BEGIN DATASET EXTRACT
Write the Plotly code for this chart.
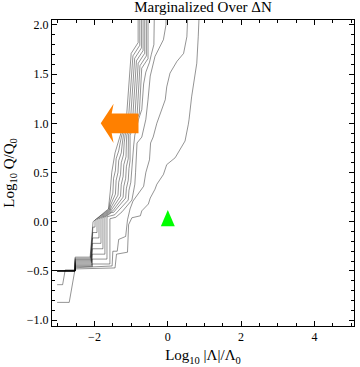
import plotly.graph_objects as go

# contour lines, inner (k0) to outer (k10)
k0_x = [-3.02, -2.53, -2.53, -2.12, -2.04, -1.62, -1.57, -1.53, -1.44, -1.30, -1.12, -1.00, -0.81, -0.81]
k0_y = [-0.50, -0.50, -0.36, -0.36, 0.00, 0.13, 0.31, 0.50, 0.70, 0.88, 1.10, 1.71, 1.82, 2.06]

k1_x = [-3.02, -2.53, -2.53, -2.112, -2.044, -1.986, -1.986, -1.605, -1.58, -1.50, -1.48, -1.43, -1.41, -1.34, -1.30, -1.255, -1.063, -0.952, -0.765, -0.765]
k1_y = [-0.50, -0.50, -0.372, -0.372, -0.055, -0.055, 0.016, 0.124, 0.19, 0.29, 0.44, 0.52, 0.64, 0.72, 0.80, 0.88, 1.10, 1.685, 1.793, 2.06]

k2_x = [-3.02, -2.53, -2.53, -2.104, -2.048, -1.932, -1.932, -1.59, -1.56, -1.43, -1.41, -1.36, -1.34, -1.27, -1.24, -1.21, -1.006, -0.904, -0.72, -0.72]
k2_y = [-0.50, -0.50, -0.384, -0.384, -0.11, -0.11, 0.022, 0.118, 0.17, 0.28, 0.42, 0.50, 0.62, 0.70, 0.80, 0.88, 1.10, 1.66, 1.766, 2.06]

k3_x = [-3.02, -2.53, -2.53, -2.096, -2.052, -1.878, -1.878, -1.575, -1.54, -1.36, -1.34, -1.29, -1.27, -1.21, -1.19, -1.165, -0.949, -0.856, -0.675, -0.675]
k3_y = [-0.50, -0.50, -0.396, -0.396, -0.165, -0.165, 0.028, 0.112, 0.15, 0.27, 0.40, 0.48, 0.60, 0.68, 0.80, 0.88, 1.10, 1.635, 1.739, 2.06]

k4_x = [-3.02, -2.53, -2.53, -2.088, -2.056, -1.824, -1.824, -1.56, -1.52, -1.29, -1.27, -1.22, -1.20, -1.14, -1.13, -1.12, -0.892, -0.808, -0.63, -0.63]
k4_y = [-0.50, -0.50, -0.408, -0.408, -0.22, -0.22, 0.034, 0.106, 0.13, 0.26, 0.38, 0.46, 0.58, 0.66, 0.80, 0.88, 1.10, 1.61, 1.712, 2.06]

k5_x = [-3.02, -2.53, -2.53, -2.08, -2.06, -1.77, -1.77, -1.545, -1.50, -1.22, -1.20, -1.15, -1.13, -1.08, -1.08, -1.075, -0.835, -0.76, -0.585, -0.585]
k5_y = [-0.50, -0.50, -0.42, -0.42, -0.275, -0.275, 0.04, 0.10, 0.11, 0.25, 0.36, 0.44, 0.56, 0.64, 0.80, 0.88, 1.10, 1.585, 1.685, 2.06]

k6_x = [-3.02, -2.53, -2.53, -2.072, -2.065, -1.716, -1.716, -1.53, -1.48, -1.15, -1.13, -1.08, -1.06, -1.03, -1.03, -0.778, -0.712, -0.54, -0.54]
k6_y = [-0.50, -0.50, -0.432, -0.432, -0.33, -0.33, 0.046, 0.094, 0.095, 0.24, 0.34, 0.42, 0.54, 0.62, 0.88, 1.10, 1.56, 1.658, 2.06]

k7_x = [-3.02, -2.53, -2.53, -2.064, -2.068, -1.66, -1.66, -1.45, -1.08, -1.06, -1.01, -0.99, -0.96, -0.93, -0.90, -0.80, -0.71, -0.66, -0.60, -0.50, -0.45, -0.38, -0.37]
k7_y = [-0.50, -0.50, -0.444, -0.444, -0.38, -0.38, 0.05, 0.07, 0.22, 0.32, 0.40, 0.52, 0.60, 0.78, 0.88, 1.04, 1.14, 1.40, 1.52, 1.62, 1.70, 1.80, 2.06]

k8_x = [-3.02, -2.53, -2.53, -2.056, -2.071, -1.58, -1.58, -1.42, -1.25, -0.98, -0.94, -0.90, -0.88, -0.86, -0.84, -0.84, -0.71, -0.60, -0.54, -0.48, -0.35, -0.12, -0.05, -0.05]
k8_y = [-0.50, -0.50, -0.456, -0.456, -0.43, -0.43, 0.03, 0.045, 0.10, 0.22, 0.30, 0.38, 0.50, 0.60, 0.73, 0.80, 0.86, 1.04, 1.24, 1.48, 1.68, 1.85, 2.00, 2.06]

k9_x = [-3.02, -2.87, -2.80, -2.53, -2.53, -1.52, -1.50, -1.38, -1.34, -1.15, -1.10, -1.03, -0.95, -0.78, -0.66, -0.60, -0.50, -0.47, -0.40, -0.30, -0.16, -0.07, -0.03, 0.06, 0.25, 0.43, 0.52, 0.54]
k9_y = [-0.64, -0.64, -0.49, -0.49, -0.468, -0.45, -0.30, -0.30, -0.18, -0.15, 0.02, 0.13, 0.21, 0.30, 0.36, 0.50, 0.63, 0.80, 0.86, 1.00, 1.14, 1.24, 1.37, 1.51, 1.63, 1.71, 1.88, 2.06]

k10_x = [-3.02, -2.69, -2.53, -1.44, -1.40, -1.10, -1.07, -0.98, -0.75, -0.71, -0.53, -0.48, -0.35, -0.30, -0.12, -0.03, 0.20, 0.47, 0.56, 0.58, 0.65, 0.74, 0.79, 0.83, 0.85]
k10_y = [-0.82, -0.82, -0.48, -0.47, -0.33, -0.31, -0.03, 0.04, 0.06, 0.11, 0.18, 0.24, 0.33, 0.38, 0.48, 0.58, 0.65, 0.82, 0.99, 1.04, 1.27, 1.48, 1.61, 1.88, 2.06]

contours = [(k0_x, k0_y), (k1_x, k1_y), (k2_x, k2_y), (k3_x, k3_y), (k4_x, k4_y),
            (k5_x, k5_y), (k6_x, k6_y), (k7_x, k7_y), (k8_x, k8_y), (k9_x, k9_y),
            (k10_x, k10_y)]

# orange arrow (tail -> tip) and green marker
arrow_tail = (-0.80, 1.0)
arrow_tip = (-1.83, 1.0)
marker_pt = (0.0, 0.0)

fig = go.Figure()

for xs, ys in contours:
    fig.add_trace(go.Scatter(x=xs, y=ys, mode='lines',
                             line=dict(color='rgba(0,0,0,0.42)', width=1),
                             hoverinfo='skip', showlegend=False))

# arrow polygon built from tail/tip (thick shaft, notched head)
tx, ty = arrow_tail
hx, hy = arrow_tip
L = tx - hx
barb = hx + 0.34 * L
notch = hx + 0.29 * L
ax = [hx, barb, notch, tx, tx, notch, barb, hx]
ay = [hy, hy + 0.20, hy + 0.10, ty + 0.10, ty - 0.10, hy - 0.10, hy - 0.20, hy]
fig.add_trace(go.Scatter(x=ax, y=ay, mode='lines', fill='toself',
                         fillcolor='rgb(255,128,0)', line=dict(width=0, color='rgb(255,128,0)'),
                         hoverinfo='skip', showlegend=False))

# green triangle around the marker point
mx, my = marker_pt
gx = [mx - 0.19, mx + 0.19, mx, mx - 0.19]
gy = [my - 0.045, my - 0.045, my + 0.12, my - 0.045]
fig.add_trace(go.Scatter(x=gx, y=gy, mode='lines', fill='toself',
                         fillcolor='rgb(0,255,0)', line=dict(width=0, color='rgb(0,255,0)'),
                         hoverinfo='skip', showlegend=False))

serif = "Liberation Serif"

fig.update_layout(
    width=360, height=367,
    margin=dict(l=52, r=6, t=20, b=41),
    paper_bgcolor='white', plot_bgcolor='white',
    title=dict(text="Marginalized Over ΔN", x=0.5, xref='paper', y=0.982, yref='container',
               yanchor='middle', font=dict(family=serif, size=15, color='black')),
    font=dict(family=serif, color='black'),
    xaxis=dict(range=[-3.16, 5.08], tickvals=[-2, 0, 2, 4], ticks='inside', ticklen=5,
               tickcolor='black', showline=True, linecolor='black', linewidth=1, mirror='ticks',
               showgrid=False, zeroline=False, tickfont=dict(family=serif, size=12),
               minor=dict(dtick=0.5, ticks='inside', ticklen=3, tickcolor='black', showgrid=False),
               title=dict(text="Log<sub>10</sub> |Λ|/Λ<sub>0</sub>", font=dict(family=serif, size=15),
                          standoff=6)),
    yaxis=dict(range=[-1.06, 2.05], dtick=0.5, tickformat='.1f', ticks='inside', ticklen=5,
               tickcolor='black', showline=True, linecolor='black', linewidth=1, mirror='ticks',
               showgrid=False, zeroline=False, tickfont=dict(family=serif, size=12),
               minor=dict(dtick=0.1, ticks='inside', ticklen=3, tickcolor='black', showgrid=False),
               title=dict(text="Log<sub>10</sub> Q/Q<sub>0</sub>", font=dict(family=serif, size=15),
                          standoff=8)),
)

fig.write_html("out.html", config={'displayModeBar': False},
               post_script="document.body.style.margin='0px';")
END DATASET EXTRACT
SET TASK –
From the first line above down to the line with "import plotly.graph_objects as go", reproduce every line and no others, omitting pictures.

EXERCISE ANSWER –
Write the Plotly code for this chart.
import plotly.graph_objects as go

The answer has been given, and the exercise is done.